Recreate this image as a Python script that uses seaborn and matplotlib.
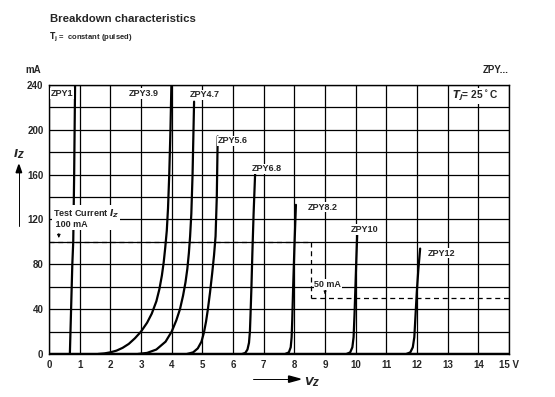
import pandas as pd
import seaborn as sns
import matplotlib.pyplot as plt

# curve points (V in volts, I in mA)
zpy1_v = [0.68, 0.72, 0.76, 0.79, 0.82, 0.85]
zpy1_i = [0, 40, 80, 100, 160, 240]
zpy39_v = [1.6, 1.8, 2.0, 2.2, 2.4, 2.6, 2.8, 3.0, 3.2, 3.35, 3.5, 3.6, 3.68,
           3.74, 3.79, 3.84, 3.88, 3.92, 3.96, 3.99]
zpy39_i = [0, 0.5, 1.5, 3, 5.5, 9, 14, 20, 28, 36, 47, 58, 70,
           82, 95, 110, 130, 160, 200, 240]
zpy47_v = [2.9, 3.2, 3.5, 3.8, 4.0, 4.15, 4.27, 4.37, 4.45, 4.51, 4.56, 4.6,
           4.64, 4.68, 4.73]
zpy47_i = [0, 1, 4, 11, 20, 30, 40, 52, 64, 76, 90, 105, 125, 160, 225]
zpy56_v = [4.5, 4.7, 4.85, 4.97, 5.05, 5.12, 5.18, 5.25, 5.32, 5.38, 5.43,
           5.47, 5.5]
zpy56_i = [0, 1.5, 5, 11, 19, 29, 40, 55, 72, 88, 105, 140, 194]
zpy68_v = [6.3, 6.4, 6.47, 6.52, 6.55, 6.57, 6.6, 6.63, 6.67, 6.72]
zpy68_i = [0, 1, 4, 10, 20, 35, 60, 90, 125, 161]
zpy82_v = [7.7, 7.82, 7.88, 7.91, 7.93, 7.96, 8.0, 8.05]
zpy82_i = [0, 1.5, 6, 15, 30, 60, 95, 133]
zpy10_v = [9.7, 9.82, 9.89, 9.93, 9.96, 9.99, 10.02, 10.05]
zpy10_i = [0, 1.5, 6, 15, 35, 60, 85, 108]
zpy12_v = [11.65, 11.78, 11.86, 11.91, 11.95, 11.99, 12.04, 12.1]
zpy12_i = [0, 1.5, 6, 15, 35, 55, 75, 94]

names = ['ZPY1', 'ZPY3.9', 'ZPY4.7', 'ZPY5.6', 'ZPY6.8', 'ZPY8.2', 'ZPY10', 'ZPY12']
volts = [zpy1_v, zpy39_v, zpy47_v, zpy56_v, zpy68_v, zpy82_v, zpy10_v, zpy12_v]
amps = [zpy1_i, zpy39_i, zpy47_i, zpy56_i, zpy68_i, zpy82_i, zpy10_i, zpy12_i]
label_x = [0.05, 2.6, 4.6, 5.5, 6.6, 8.45, 9.85, 12.35]
label_y = [232, 232, 231, 190, 165, 131, 111, 90]

# test current markers
test_hi = [0, 8.55]
test_lo = [8.55, 15]

frames = []
for n, v, i in zip(names, volts, amps):
    frames.append(pd.DataFrame({'device': n, 'V': v, 'I': i}))
df = pd.concat(frames, ignore_index=True)

sns.set_style("white")
plt.rcParams['font.family'] = ['Liberation Sans', 'DejaVu Sans']
plt.rcParams['font.weight'] = 'bold'

fig = plt.figure(figsize=(5.55, 3.97), dpi=100)
ax = fig.add_axes([0.0883, 0.1083, 0.829, 0.678])

# grid
ax.set_xlim(0, 15)
ax.set_ylim(0, 240)
ax.set_xticks(range(0, 16))
ax.set_yticks(range(0, 241, 40))
ax.set_yticks(range(0, 241, 20), minor=True)
ax.grid(True, which='both', color='black', linewidth=0.9)
ax.set_axisbelow(True)
for s in ax.spines.values():
    s.set_color('black')
    s.set_linewidth(1)

ax.axhline(0, color='black', linewidth=2.5, zorder=2)

sns.lineplot(data=df, x='V', y='I', hue='device', units='device', estimator=None,
             sort=False, palette=['black'] * len(names), legend=False,
             linewidth=1.6, ax=ax, zorder=3)

# dashed test current lines
dash = (0, (4, 3))
ax.plot(test_hi, [100, 100], color='black', linestyle=dash, linewidth=0.9, zorder=3)
ax.plot([8.55, 8.55], [100, 50], color='black', linestyle=dash, linewidth=0.9, zorder=3)
ax.plot(test_lo, [50, 50], color='black', linestyle=dash, linewidth=0.9, zorder=3)

box = dict(facecolor='white', edgecolor='none', pad=0.6)
for n, x, y in zip(names, label_x, label_y):
    ax.text(x, y, n, fontsize=6.5, fontweight='bold', va='center', ha='left',
            bbox=box, zorder=4)

ax.text(0.12, 121, 'Test Current $\\mathbfit{I_Z}$\n 100 mA', fontsize=6.5,
        fontweight='bold', va='center', ha='left', linespacing=1.1, bbox=box, zorder=4)
ax.annotate('', xy=(0.32, 101), xytext=(0.32, 110),
            arrowprops=dict(arrowstyle='-|>', color='black', lw=0.6,
                            mutation_scale=5), zorder=4)
ax.text(8.65, 62, '50 mA', fontsize=6.5, fontweight='bold', va='center', ha='left',
        bbox=box, zorder=4)
ax.annotate('', xy=(9.0, 51), xytext=(9.0, 57),
            arrowprops=dict(arrowstyle='-|>', color='black', lw=0.6,
                            mutation_scale=4), zorder=4)
ax.text(13.15, 230, '$\\mathbfit{T_j}$= 25$^\\circ$C', fontsize=7.3, fontweight='bold',
        va='center', ha='left', bbox=box, zorder=4)

# tick labels
ax.tick_params(axis='both', length=0, labelsize=7, pad=4)
xlabels = [str(k) for k in range(15)] + ['15 V']
ax.set_xticklabels(xlabels, fontweight='bold')
ax.set_yticklabels([str(k) for k in range(0, 241, 40)], fontweight='bold')
ax.set_xlabel('')
ax.set_ylabel('')

# axis names and arrows in figure coords
fig.text(0.06, 0.815, 'mA', fontsize=7, fontweight='bold', ha='center')
fig.text(0.035, 0.605, '$\\mathbfit{I_Z}$', fontsize=8, ha='center')
fig.add_artist(plt.Line2D([0.034, 0.034], [0.43, 0.58], color='black', lw=0.7))
fig.patches.append(plt.Polygon([[0.029, 0.565], [0.039, 0.565], [0.034, 0.585]],
                               closed=True, color='black', transform=fig.transFigure))
fig.add_artist(plt.Line2D([0.455, 0.528], [0.045, 0.045], color='black', lw=0.7))
fig.patches.append(plt.Polygon([[0.52, 0.037], [0.52, 0.053], [0.541, 0.045]],
                               closed=True, color='black', transform=fig.transFigure))
fig.text(0.548, 0.03, '$\\mathbfit{V_Z}$', fontsize=8, ha='left')

fig.text(0.09, 0.945, 'Breakdown characteristics', fontsize=8.2, fontweight='bold')
fig.text(0.088, 0.9, '$\\mathbf{T_j}$ =  constant (pulsed)', fontsize=5.5, fontweight='bold')
fig.text(0.893, 0.815, 'ZPY...', fontsize=7, fontweight='bold', ha='center')

fig.savefig('out.png', dpi=100)
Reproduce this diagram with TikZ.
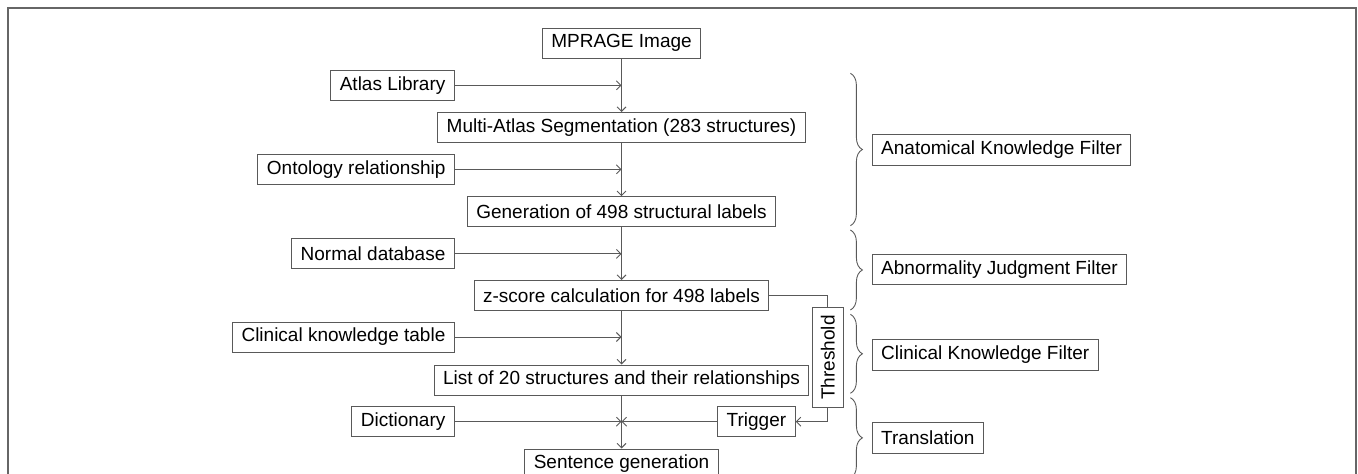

#### What the task requires:
Reproduce only the lines running from the beginning of the entries above to the line holding "import matplotlib.pyplot as plt", inclusive. Pictures stay out of the copy.

#### Written answer:
Recreate this image as a Python script that uses seaborn and matplotlib.
import pandas as pd
import seaborn as sns
import matplotlib.pyplot as plt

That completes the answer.